Sometimes I find myself conscious of being in that space between asleep and awake. It happens now most often at night, but it used to happen a lot in the mornings.
I used to wake up and, for one blissful moment, forget that my part et was dead. It was my favourite time of the day because it was real life and for that fleeting second I could still feel him asleep beside me.
The next moment, of course, was torture. I would remember and it would feel like all the blood had drained from my body, all the air was sucked from my lungs. This still happens sometimes, more than three years later.
But, most of the time, the visits I get from Tyler during the ‘between’ times fill my heart with joy. I love getting a visit. It’s more pleasant to me than the dreams I get and, certainly, better than the nightmares.
One evening back in October, as I was falling asleep, I had one of those moments where I knew I was awake and falling asleep but everything felt surreal and dreamlike and an idea flitted in to my brain that I wasn’t able to shake.
“I have to paint my journals.”
It was that simple. But this little thought took on a life of its own. And it became a series of 12 paintings.
I literally ripped and tore up my journals and painted them into abstract landscapes.
There’s poetry I wrote. There are lyrics from Bruce Springsteen and Zac Brown Band songs that have helped me process my loss. The entire eulogy I wrote at 2 a.m. the morning of his funeral is stuck between the layers of paint. There’s also a letter I wrote to him a couple of months after he died. There are literal tears painted into these canvases.
I had to set them aside for a while after I painted them. Because I knew they weren’t finished but I couldn’t quite put my finger on what was missing.

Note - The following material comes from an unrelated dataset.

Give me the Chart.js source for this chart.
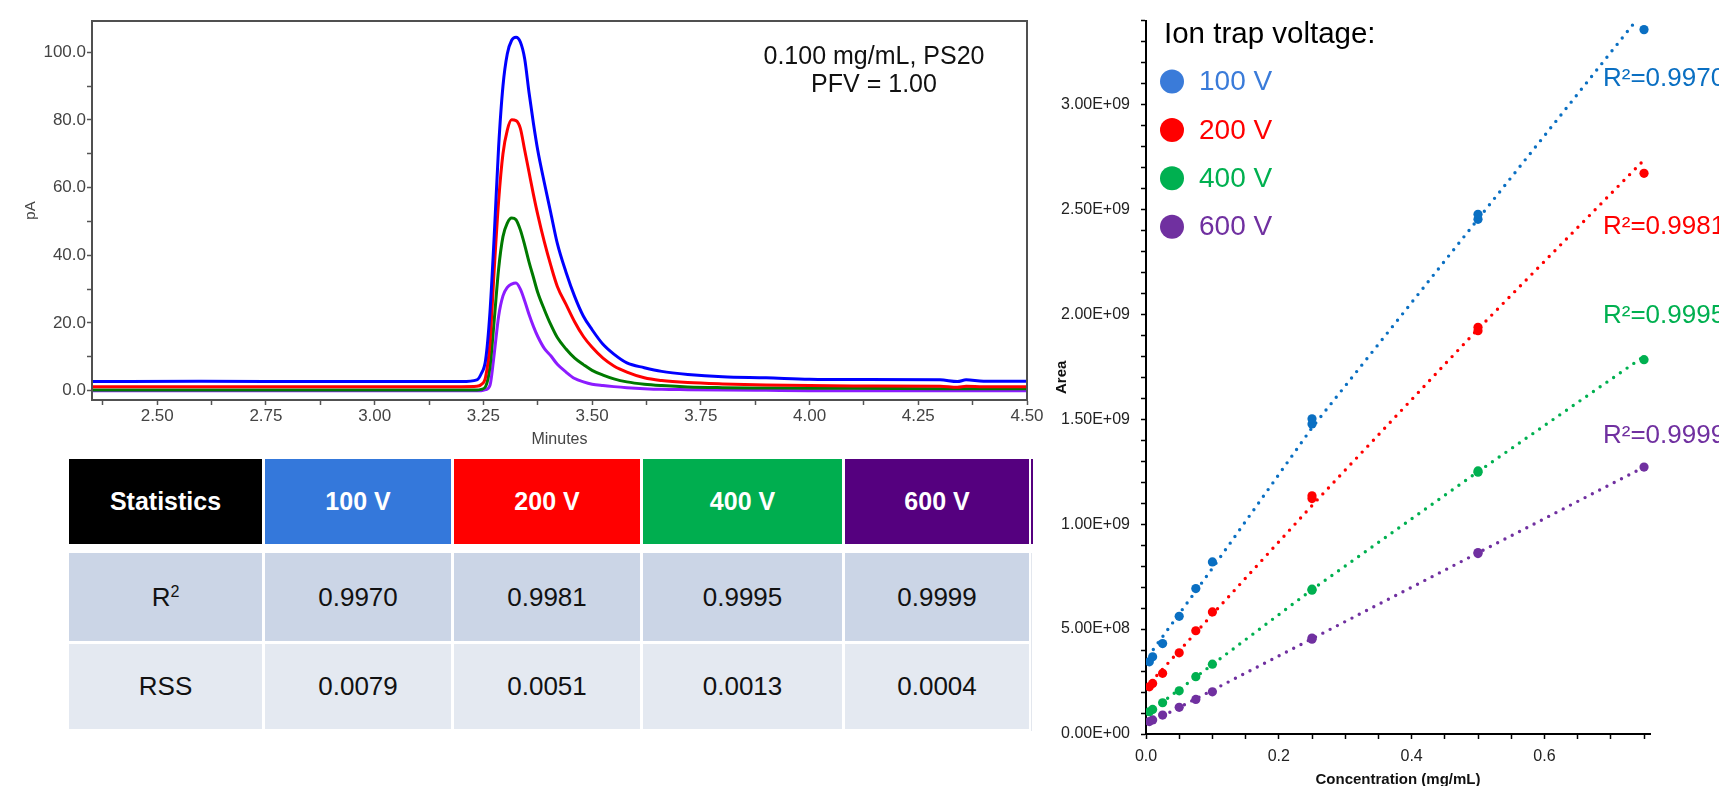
<!DOCTYPE html>
<html>
<head>
<meta charset="utf-8">
<script src="https://cdn.jsdelivr.net/npm/chart.js@4.4.0/dist/chart.umd.min.js"></script>
<style>
html,body{margin:0;padding:0;background:#fff;width:1719px;height:786px;overflow:hidden;font-family:"Liberation Sans",Arial,sans-serif;}
canvas{position:absolute;top:0;}
#c1{left:0;}
#c2{left:1040px;}
.cell{position:absolute;display:flex;align-items:center;justify-content:center;box-sizing:border-box;}
.cell sup{font-size:0.62em;position:relative;top:-0.35em;vertical-align:top;line-height:1;}
</style>
</head>
<body>
<canvas id="c1" width="1050" height="450"></canvas>
<canvas id="c2" width="679" height="786"></canvas>
<div id="tbl"></div>
<script>
// ---------------- DATA ----------------
// Chromatogram (pA vs minutes)
const chromTimes = [2.35, 2.60, 2.90, 3.20, 3.235, 3.245, 3.255, 3.265, 3.275, 3.285, 3.295, 3.305, 3.315, 3.325, 3.335, 3.345, 3.355, 3.365, 3.375, 3.39, 3.405, 3.42, 3.44, 3.46, 3.48, 3.50, 3.525, 3.55, 3.58, 3.62, 3.66, 3.72, 3.80, 3.90, 4.00, 4.10, 4.30, 4.34, 4.36, 4.40, 4.50];
const chrom100V = [2.7, 2.8, 2.7, 2.7, 3.2, 5.0, 9.0, 23, 46, 72, 90, 99.5, 103.5, 104.4, 103, 98, 88, 79, 71, 61.5, 52.5, 43.5, 35, 27.8, 22, 18, 13.7, 10.8, 8.2, 6.8, 5.7, 4.8, 4.1, 3.8, 3.4, 3.3, 3.2, 2.7, 3.2, 2.8, 2.8];
const chrom200V = [1.2, 1.2, 1.2, 1.2, 1.3, 1.8, 4.0, 14, 36, 56, 70, 77, 80, 79.8, 77.5, 71, 64.5, 58, 52, 44, 37, 30.8, 25.5, 20.3, 16, 12.8, 9.6, 7.3, 5.5, 3.8, 3.0, 2.4, 2.0, 1.7, 1.5, 1.4, 1.3, 1.0, 1.3, 1.2, 1.2];
const chrom400V = [0.2, 0.2, 0.2, 0.2, 0.2, 0.4, 1.2, 7, 21, 36, 45.5, 49.5, 51, 50.5, 47.5, 43, 38, 33.5, 29, 24, 19.5, 15.7, 12.3, 9.6, 7.7, 6.0, 4.6, 3.5, 2.6, 1.9, 1.5, 1.1, 0.9, 0.8, 0.7, 0.7, 0.6, 0.6, 0.6, 0.6, 0.6];
const chrom600V = [0, 0, 0, 0, 0, 0, 0.3, 1.5, 11, 22, 28, 30.5, 31.5, 31.8, 30, 26.5, 22.5, 19, 16, 12.5, 10.3, 7.8, 5.5, 3.6, 2.6, 1.9, 1.5, 1.2, 0.9, 0.6, 0.4, 0.3, 0.2, 0.1, 0, 0, 0, 0, 0, 0, 0];
const chromMajorXTicks = [2.50, 2.75, 3.00, 3.25, 3.50, 3.75, 4.00, 4.25, 4.50];
const chromMinorXTicks = [2.375, 2.625, 2.875, 3.125, 3.375, 3.625, 3.875, 4.125, 4.375];
const chromMajorYTicks = [0, 20, 40, 60, 80, 100];
const chromMinorYTicks = [10, 30, 50, 70, 90];
const chromNote = ['0.100 mg/mL, PS20', 'PFV = 1.00'];

// Calibration (Area vs concentration)
const voltageLabels = ['100 V', '200 V', '400 V', '600 V'];
const concentrations = [0.005, 0.01, 0.025, 0.05, 0.075, 0.1, 0.25, 0.25, 0.5, 0.5, 0.75];
const area100V = [3.44e8, 3.68e8, 4.31e8, 5.61e8, 6.93e8, 8.20e8, 1.478e9, 1.502e9, 2.453e9, 2.477e9, 3.357e9];
const area200V = [2.25e8, 2.41e8, 2.89e8, 3.87e8, 4.92e8, 5.82e8, 1.122e9, 1.135e9, 1.922e9, 1.938e9, 2.672e9];
const area400V = [1.06e8, 1.17e8, 1.49e8, 2.06e8, 2.73e8, 3.33e8, 6.85e8, 6.90e8, 1.248e9, 1.254e9, 1.784e9];
const area600V = [5.9e7, 6.7e7, 9.0e7, 1.27e8, 1.65e8, 2.01e8, 4.52e8, 4.57e8, 8.60e8, 8.65e8, 1.272e9];
// trend lines
const trend100Vx = [0.011, 0.1, 0.25, 0.7355];
const trend100Vy = [4.03e8, 7.9e8, 1.46e9, 3.39e9];
const trend200Vx = [0.008, 0.1, 0.257, 0.5, 0.746];
const trend200Vy = [2.5e8, 5.7e8, 1.113e9, 1.93e9, 2.723e9];
const trend400Vx = [0.003, 0.25, 0.5, 0.75];
const trend400Vy = [1.0e8, 6.88e8, 1.25e9, 1.80e9];
const trend600Vx = [0.003, 0.75];
const trend600Vy = [5.0e7, 1.272e9];
const concLabelTicks = [0.0, 0.2, 0.4, 0.6];
const areaLabelTicks = [0, 5e8, 1e9, 1.5e9, 2e9, 2.5e9, 3e9];

// Statistics table
const statHeader = 'Statistics';
const r2Values = ['0.9970', '0.9981', '0.9995', '0.9999'];
const rssValues = ['0.0079', '0.0051', '0.0013', '0.0004'];

// ---------------- STYLE ----------------
Chart.defaults.font.family = '"Liberation Sans", Arial, sans-serif';
const chromColors = ['#0000ff', '#ff0000', '#007a00', '#8c1cff'];
const pointColors = ['#0a6fc2', '#ff0000', '#00b050', '#7030a0'];
const legendColors = ['#3a7bd9', '#ff0000', '#00b050', '#7030a0'];
const headerColors = ['#000000', '#3478db', '#ff0000', '#00ae4f', '#55007f'];

// ---------------- CHROMATOGRAM ----------------
const chromValues = [chrom100V, chrom200V, chrom400V, chrom600V];
const chromTickSet = (a, b) => a.concat(b).sort((p, q) => p - q);

const framePlugin = {
  id: 'frame',
  afterDraw(chart) {
    const {ctx, chartArea: a} = chart;
    ctx.save();
    ctx.strokeStyle = '#505050';
    ctx.lineWidth = 2;
    ctx.strokeRect(a.left, a.top, a.right - a.left, a.bottom - a.top);
    ctx.fillStyle = '#111';
    ctx.font = '25px "Liberation Sans", Arial, sans-serif';
    ctx.textAlign = 'center';
    ctx.textBaseline = 'middle';
    ctx.fillText(chromNote[0], 874, 57);
    ctx.fillText(chromNote[1], 874, 85);
    ctx.restore();
  }
};

new Chart(document.getElementById('c1'), {
  type: 'line',
  data: {
    datasets: chromValues.map((vals, i) => ({
      label: voltageLabels[i],
      data: chromTimes.map((t, k) => ({x: t, y: vals[k]})),
      borderColor: chromColors[i],
      borderWidth: 3,
      pointRadius: 0,
      cubicInterpolationMode: 'monotone',
      fill: false,
      order: i
    }))
  },
  options: {
    responsive: false, animation: false, devicePixelRatio: 1,
    layout: {padding: {top: 21, right: 23, left: 0, bottom: 0}},
    plugins: {legend: {display: false}, tooltip: {enabled: false}},
    scales: {
      x: {
        type: 'linear', min: 2.35, max: 4.5,
        afterBuildTicks: s => { s.ticks = chromTickSet(chromMajorXTicks, chromMinorXTicks).map(v => ({value: v})); },
        afterFit: s => { s.height = 50; },
        ticks: {
          autoSkip: false, maxRotation: 0, padding: 1, color: '#444', font: {size: 17},
          callback: v => chromMajorXTicks.some(m => Math.abs(m - v) < 1e-6) ? v.toFixed(2) : ''
        },
        grid: {drawOnChartArea: false, tickLength: 5, color: '#555', tickWidth: 1.5},
        border: {color: '#505050', width: 2},
        title: {display: true, text: 'Minutes', color: '#444', font: {size: 16}, padding: {top: 0, bottom: 1}}
      },
      y: {
        min: -2.75, max: 109.2,
        afterBuildTicks: s => { s.ticks = chromTickSet(chromMajorYTicks, chromMinorYTicks).map(v => ({value: v})); },
        afterFit: s => { s.width = 92; },
        ticks: {
          autoSkip: false, padding: 1, color: '#444', font: {size: 17},
          callback: v => chromMajorYTicks.includes(v) ? v.toFixed(1) : ''
        },
        grid: {drawOnChartArea: false, tickLength: 5, color: '#555', tickWidth: 1.5},
        border: {color: '#505050', width: 2},
        title: {display: true, text: 'pA', color: '#444', font: {size: 15}, padding: {top: 22, bottom: 0}}
      }
    }
  },
  plugins: [framePlugin]
});

// ---------------- CALIBRATION SCATTER ----------------
const areaSeries = [area100V, area200V, area400V, area600V];
const trendX = [trend100Vx, trend200Vx, trend400Vx, trend600Vx];
const trendY = [trend100Vy, trend200Vy, trend400Vy, trend600Vy];
const sci = v => {
  if (v === 0) return '0.00E+00';
  const e = Math.floor(Math.log10(v) + 1e-9);
  const m = v / Math.pow(10, e);
  return m.toFixed(2) + 'E+' + String(e).padStart(2, '0');
};
const concTickValues = [];
for (let i = 0; i <= 15; i++) concTickValues.push(+(i * 0.05).toFixed(2));
const areaTickValues = [];
for (let i = 0; i <= 34; i++) areaTickValues.push(i * 1e8);

const legendPlugin = {
  id: 'calLegend',
  afterDraw(chart) {
    const ctx = chart.ctx;
    ctx.save();
    ctx.textBaseline = 'middle';
    ctx.textAlign = 'left';
    ctx.fillStyle = '#000';
    ctx.font = '29.5px "Liberation Sans", Arial, sans-serif';
    ctx.fillText('Ion trap voltage:', 124, 35);
    voltageLabels.forEach((lab, i) => {
      const y = 81.5 + i * 48.4;
      ctx.fillStyle = legendColors[i];
      ctx.beginPath();
      ctx.arc(132, y, 12, 0, Math.PI * 2);
      ctx.fill();
      ctx.font = '28px "Liberation Sans", Arial, sans-serif';
      ctx.fillText(lab, 159, y + 1);
    });
    const r2y = [79, 227, 316, 436];
    r2Values.forEach((v, i) => {
      ctx.fillStyle = pointColors[i];
      ctx.font = '26px "Liberation Sans", Arial, sans-serif';
      ctx.fillText('R\u00B2=' + v, 563, r2y[i]);
    });
    ctx.restore();
  }
};

const calDatasets = [];
trendX.forEach((xs, i) => {
  calDatasets.push({
    label: voltageLabels[i] + ' fit',
    data: xs.map((x, k) => ({x: x, y: trendY[i][k]})),
    showLine: true, pointRadius: 0,
    borderColor: pointColors[i], borderWidth: 3.4,
    borderDash: [0, 8.2], borderCapStyle: 'round',
    order: 10 + i
  });
});
areaSeries.forEach((vals, i) => {
  calDatasets.push({
    label: voltageLabels[i],
    data: concentrations.map((c, k) => ({x: c, y: vals[k]})),
    showLine: false, pointRadius: 4.6, pointBorderWidth: 0,
    backgroundColor: pointColors[i], borderColor: pointColors[i],
    order: i
  });
});

new Chart(document.getElementById('c2'), {
  type: 'scatter',
  data: {datasets: calDatasets},
  options: {
    responsive: false, animation: false, devicePixelRatio: 1,
    layout: {padding: {top: 19, right: 69, left: 0, bottom: 0}},
    plugins: {legend: {display: false}, tooltip: {enabled: false}},
    scales: {
      x: {
        type: 'linear', min: 0, max: 0.759,
        afterBuildTicks: s => { s.ticks = concTickValues.map(v => ({value: v})); },
        afterFit: s => { s.height = 52; },
        ticks: {
          autoSkip: false, maxRotation: 0, padding: 8, color: '#222', font: {size: 16},
          callback: v => concLabelTicks.some(m => Math.abs(m - v) < 1e-6) ? v.toFixed(1) : ''
        },
        grid: {drawOnChartArea: false, tickLength: 5, color: '#000', tickWidth: 1.5},
        border: {color: '#000', width: 2},
        title: {display: true, text: 'Concentration (mg/mL)', color: '#111', font: {size: 15, weight: 'bold'}, padding: {top: 0, bottom: -3}}
      },
      y: {
        type: 'linear', min: 0, max: 3.4e9,
        afterBuildTicks: s => { s.ticks = areaTickValues.map(v => ({value: v})); },
        afterFit: s => { s.width = 106; },
        ticks: {
          autoSkip: false, padding: 11, color: '#222', font: {size: 16},
          callback: v => areaLabelTicks.some(m => Math.abs(m - v) < 1) ? sci(v) : ''
        },
        grid: {drawOnChartArea: false, tickLength: 5, color: '#000', tickWidth: 1.5},
        border: {color: '#000', width: 2},
        title: {display: true, text: 'Area', color: '#111', font: {size: 15, weight: 'bold'}, padding: {top: 13, bottom: 0}}
      }
    }
  },
  plugins: [legendPlugin]
});

// ---------------- TABLE ----------------
const colLefts = [69, 265, 454, 643, 845];
const colWidths = [193, 186, 186, 199, 184];
const rowTops = [459, 553, 644];
const rowHeights = [85, 88, 85];
const rowBgs = [null, '#cbd5e6', '#e4e9f1'];
const tbl = document.getElementById('tbl');
const rows = [
  [statHeader].concat(voltageLabels),
  ['R<sup>2</sup>'].concat(r2Values),
  ['RSS'].concat(rssValues)
];
rows.forEach((row, r) => {
  row.forEach((txt, c) => {
    const d = document.createElement('div');
    d.className = 'cell';
    d.style.left = colLefts[c] + 'px';
    d.style.top = rowTops[r] + 'px';
    d.style.width = colWidths[c] + 'px';
    d.style.height = rowHeights[r] + 'px';
    if (r === 0) {
      d.style.background = headerColors[c];
      d.style.color = '#fff';
      d.style.fontWeight = 'bold';
      d.style.fontSize = '25px';
    } else {
      d.style.background = rowBgs[r];
      d.style.color = '#111';
      d.style.fontSize = '26px';
    }
    d.innerHTML = txt;
    tbl.appendChild(d);
  });
});
// thin right border lines of the table
const edge1 = document.createElement('div');
edge1.style.cssText = 'position:absolute;left:1031px;top:459px;width:2px;height:85px;background:#55007f;';
tbl.appendChild(edge1);
const edge2 = document.createElement('div');
edge2.style.cssText = 'position:absolute;left:1031px;top:553px;width:1px;height:178px;background:#e3e7ee;';
tbl.appendChild(edge2);
</script>
</body>
</html>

In another ‘between’ time, it came to me. Gold leaf. It’s the light that comes in where things are broken, where room has been made in the process of letting go. So, I sealed the pieces with varnish and added gold leaf at the horizons.
It’s important that the light comes in at the horizon. It’s a concept that comes from one of the poems that I wrote, where I explored the idea of where my love might be.
I don’t think I believe in heaven or any kind of afterlife. But I think our spirits stick around for a while.
I’ve always figured that if Tyler was going to be somewhere, it would be where he knows I would be looking. He knew how much I love sunsets and watching the sky. So, I think he’d be in the place where the sky meets the water, where the sun sets, where the road disappears. I think he’d be at the horizon.
The paintings are all framed in thick, black, lacquered frames intended to look like the body of an electric guitar. Tyler played often and well and some of my favourite memories of him are with a guitar over his shoulders, wearing slippers and coveralls, playing and singing in the garage of our home when he didn’t know I was watching. It felt right to wrap these paintings up in something that reminds me so much of him.
I’ve called this my “Letter to You” collection because I was listening to the Bruce Springsteen album of that name while I painted it. And because it contains the first letter I wrote to Tyler after he died. I kept writing to him in my journals. And because these paintings are a letter to him.
They’re a love letter. An act of grief, of love, and of letting go.
It took me a long time after I painted them to be ready to release these paintings into the universe. It feels like a goodbye in a way. It’s certainly a farewell to my intense period of grieving.
I’m doing well these days; finding joy, purpose, friendship, contentment. I still miss him every day. But I’m not in pain the way I used to be. I’m ready to move forward with him always in my heart.